What you will do:
Return the entries below verbatim. Pictures stay out.

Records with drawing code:
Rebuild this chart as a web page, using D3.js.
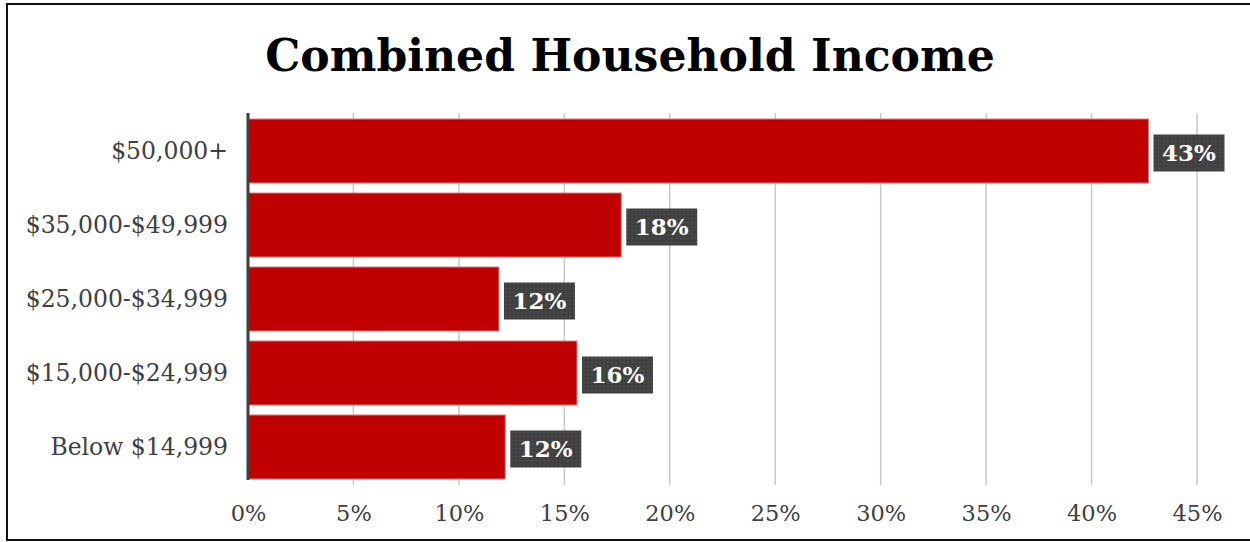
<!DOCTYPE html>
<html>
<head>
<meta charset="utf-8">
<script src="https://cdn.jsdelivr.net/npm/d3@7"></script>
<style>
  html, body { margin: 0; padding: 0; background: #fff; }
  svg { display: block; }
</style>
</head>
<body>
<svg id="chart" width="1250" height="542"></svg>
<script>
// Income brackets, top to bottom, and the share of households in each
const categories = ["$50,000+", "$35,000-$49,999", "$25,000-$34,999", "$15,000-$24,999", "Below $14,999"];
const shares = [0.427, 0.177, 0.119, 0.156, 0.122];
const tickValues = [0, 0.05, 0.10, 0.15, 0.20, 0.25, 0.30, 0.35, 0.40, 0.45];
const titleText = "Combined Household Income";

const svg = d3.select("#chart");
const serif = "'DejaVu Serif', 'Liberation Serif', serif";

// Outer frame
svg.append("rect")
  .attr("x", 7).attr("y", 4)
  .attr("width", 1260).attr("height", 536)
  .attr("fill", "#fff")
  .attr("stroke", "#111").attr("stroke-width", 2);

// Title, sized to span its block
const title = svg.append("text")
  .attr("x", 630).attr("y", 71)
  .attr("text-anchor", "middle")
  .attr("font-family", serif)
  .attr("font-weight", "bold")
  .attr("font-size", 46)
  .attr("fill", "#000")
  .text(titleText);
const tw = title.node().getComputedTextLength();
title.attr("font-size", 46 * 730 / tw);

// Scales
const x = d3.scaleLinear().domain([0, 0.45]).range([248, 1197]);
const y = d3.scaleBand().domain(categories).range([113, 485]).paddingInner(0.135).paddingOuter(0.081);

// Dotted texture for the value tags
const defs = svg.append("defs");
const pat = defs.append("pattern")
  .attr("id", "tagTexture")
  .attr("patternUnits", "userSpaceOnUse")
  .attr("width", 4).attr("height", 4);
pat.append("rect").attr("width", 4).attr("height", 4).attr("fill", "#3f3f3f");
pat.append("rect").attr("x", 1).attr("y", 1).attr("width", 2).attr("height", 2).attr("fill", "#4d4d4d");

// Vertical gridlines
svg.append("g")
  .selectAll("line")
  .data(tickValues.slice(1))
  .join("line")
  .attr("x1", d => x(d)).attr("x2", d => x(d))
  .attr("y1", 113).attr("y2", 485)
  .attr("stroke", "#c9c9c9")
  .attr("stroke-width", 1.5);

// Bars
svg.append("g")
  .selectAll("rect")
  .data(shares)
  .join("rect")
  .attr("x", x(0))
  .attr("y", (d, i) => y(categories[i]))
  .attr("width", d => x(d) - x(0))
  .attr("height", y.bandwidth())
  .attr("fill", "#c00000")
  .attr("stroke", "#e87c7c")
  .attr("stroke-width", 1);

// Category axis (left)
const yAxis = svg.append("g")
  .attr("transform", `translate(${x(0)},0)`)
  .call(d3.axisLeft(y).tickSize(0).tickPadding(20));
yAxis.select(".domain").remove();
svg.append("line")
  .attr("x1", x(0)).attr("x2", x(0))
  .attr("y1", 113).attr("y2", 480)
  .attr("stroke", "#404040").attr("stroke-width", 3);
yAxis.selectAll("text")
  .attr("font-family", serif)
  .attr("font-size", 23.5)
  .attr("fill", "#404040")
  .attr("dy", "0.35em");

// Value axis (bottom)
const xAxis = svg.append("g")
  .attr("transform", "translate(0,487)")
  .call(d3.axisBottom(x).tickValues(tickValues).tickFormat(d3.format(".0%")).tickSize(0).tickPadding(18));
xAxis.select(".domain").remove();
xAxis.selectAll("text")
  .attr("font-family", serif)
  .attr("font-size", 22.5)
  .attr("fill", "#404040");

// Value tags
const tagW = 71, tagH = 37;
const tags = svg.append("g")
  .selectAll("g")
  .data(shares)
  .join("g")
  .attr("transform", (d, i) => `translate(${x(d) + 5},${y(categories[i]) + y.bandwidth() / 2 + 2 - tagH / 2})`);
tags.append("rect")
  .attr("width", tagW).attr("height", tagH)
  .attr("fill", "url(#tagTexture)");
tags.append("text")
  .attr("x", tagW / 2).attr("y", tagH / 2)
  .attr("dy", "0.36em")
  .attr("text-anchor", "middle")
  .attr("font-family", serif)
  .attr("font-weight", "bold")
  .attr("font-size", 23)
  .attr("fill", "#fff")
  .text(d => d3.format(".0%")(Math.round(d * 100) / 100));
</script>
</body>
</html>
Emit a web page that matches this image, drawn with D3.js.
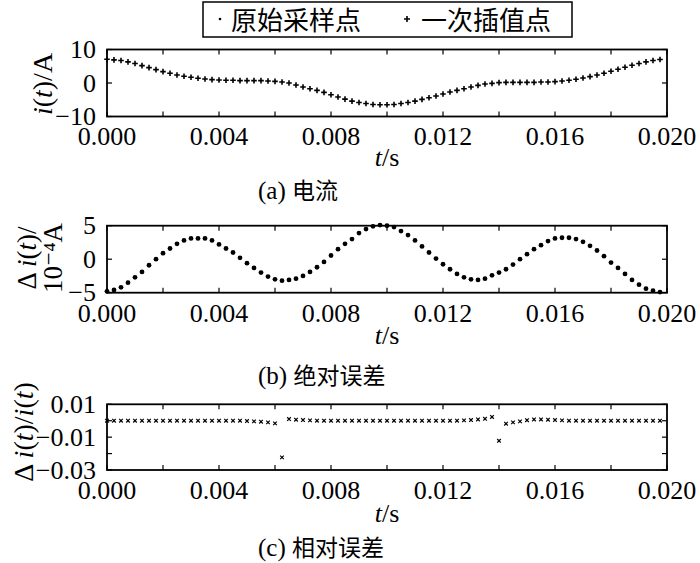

Task result:
Rebuild this chart as a web page, using D3.js.
<!DOCTYPE html>
<html>
<head>
<meta charset="utf-8">
<script src="https://cdn.jsdelivr.net/npm/d3@7"></script>
<style>
  html, body { margin: 0; padding: 0; background: #fff; }
  svg { display: block; }
</style>
</head>
<body>
<svg id="chart" width="1250" height="542"></svg>
<script>
// Income brackets, top to bottom, and the share of households in each
const categories = ["$50,000+", "$35,000-$49,999", "$25,000-$34,999", "$15,000-$24,999", "Below $14,999"];
const shares = [0.427, 0.177, 0.119, 0.156, 0.122];
const tickValues = [0, 0.05, 0.10, 0.15, 0.20, 0.25, 0.30, 0.35, 0.40, 0.45];
const titleText = "Combined Household Income";

const svg = d3.select("#chart");
const serif = "'DejaVu Serif', 'Liberation Serif', serif";

// Outer frame
svg.append("rect")
  .attr("x", 7).attr("y", 4)
  .attr("width", 1260).attr("height", 536)
  .attr("fill", "#fff")
  .attr("stroke", "#111").attr("stroke-width", 2);

// Title, sized to span its block
const title = svg.append("text")
  .attr("x", 630).attr("y", 71)
  .attr("text-anchor", "middle")
  .attr("font-family", serif)
  .attr("font-weight", "bold")
  .attr("font-size", 46)
  .attr("fill", "#000")
  .text(titleText);
const tw = title.node().getComputedTextLength();
title.attr("font-size", 46 * 730 / tw);

// Scales
const x = d3.scaleLinear().domain([0, 0.45]).range([248, 1197]);
const y = d3.scaleBand().domain(categories).range([113, 485]).paddingInner(0.135).paddingOuter(0.081);

// Dotted texture for the value tags
const defs = svg.append("defs");
const pat = defs.append("pattern")
  .attr("id", "tagTexture")
  .attr("patternUnits", "userSpaceOnUse")
  .attr("width", 4).attr("height", 4);
pat.append("rect").attr("width", 4).attr("height", 4).attr("fill", "#3f3f3f");
pat.append("rect").attr("x", 1).attr("y", 1).attr("width", 2).attr("height", 2).attr("fill", "#4d4d4d");

// Vertical gridlines
svg.append("g")
  .selectAll("line")
  .data(tickValues.slice(1))
  .join("line")
  .attr("x1", d => x(d)).attr("x2", d => x(d))
  .attr("y1", 113).attr("y2", 485)
  .attr("stroke", "#c9c9c9")
  .attr("stroke-width", 1.5);

// Bars
svg.append("g")
  .selectAll("rect")
  .data(shares)
  .join("rect")
  .attr("x", x(0))
  .attr("y", (d, i) => y(categories[i]))
  .attr("width", d => x(d) - x(0))
  .attr("height", y.bandwidth())
  .attr("fill", "#c00000")
  .attr("stroke", "#e87c7c")
  .attr("stroke-width", 1);

// Category axis (left)
const yAxis = svg.append("g")
  .attr("transform", `translate(${x(0)},0)`)
  .call(d3.axisLeft(y).tickSize(0).tickPadding(20));
yAxis.select(".domain").remove();
svg.append("line")
  .attr("x1", x(0)).attr("x2", x(0))
  .attr("y1", 113).attr("y2", 480)
  .attr("stroke", "#404040").attr("stroke-width", 3);
yAxis.selectAll("text")
  .attr("font-family", serif)
  .attr("font-size", 23.5)
  .attr("fill", "#404040")
  .attr("dy", "0.35em");

// Value axis (bottom)
const xAxis = svg.append("g")
  .attr("transform", "translate(0,487)")
  .call(d3.axisBottom(x).tickValues(tickValues).tickFormat(d3.format(".0%")).tickSize(0).tickPadding(18));
xAxis.select(".domain").remove();
xAxis.selectAll("text")
  .attr("font-family", serif)
  .attr("font-size", 22.5)
  .attr("fill", "#404040");

// Value tags
const tagW = 71, tagH = 37;
const tags = svg.append("g")
  .selectAll("g")
  .data(shares)
  .join("g")
  .attr("transform", (d, i) => `translate(${x(d) + 5},${y(categories[i]) + y.bandwidth() / 2 + 2 - tagH / 2})`);
tags.append("rect")
  .attr("width", tagW).attr("height", tagH)
  .attr("fill", "url(#tagTexture)");
tags.append("text")
  .attr("x", tagW / 2).attr("y", tagH / 2)
  .attr("dy", "0.36em")
  .attr("text-anchor", "middle")
  .attr("font-family", serif)
  .attr("font-weight", "bold")
  .attr("font-size", 23)
  .attr("fill", "#fff")
  .text(d => d3.format(".0%")(Math.round(d * 100) / 100));
</script>
</body>
</html>
Emit a web page that matches this image, drawn with D3.js.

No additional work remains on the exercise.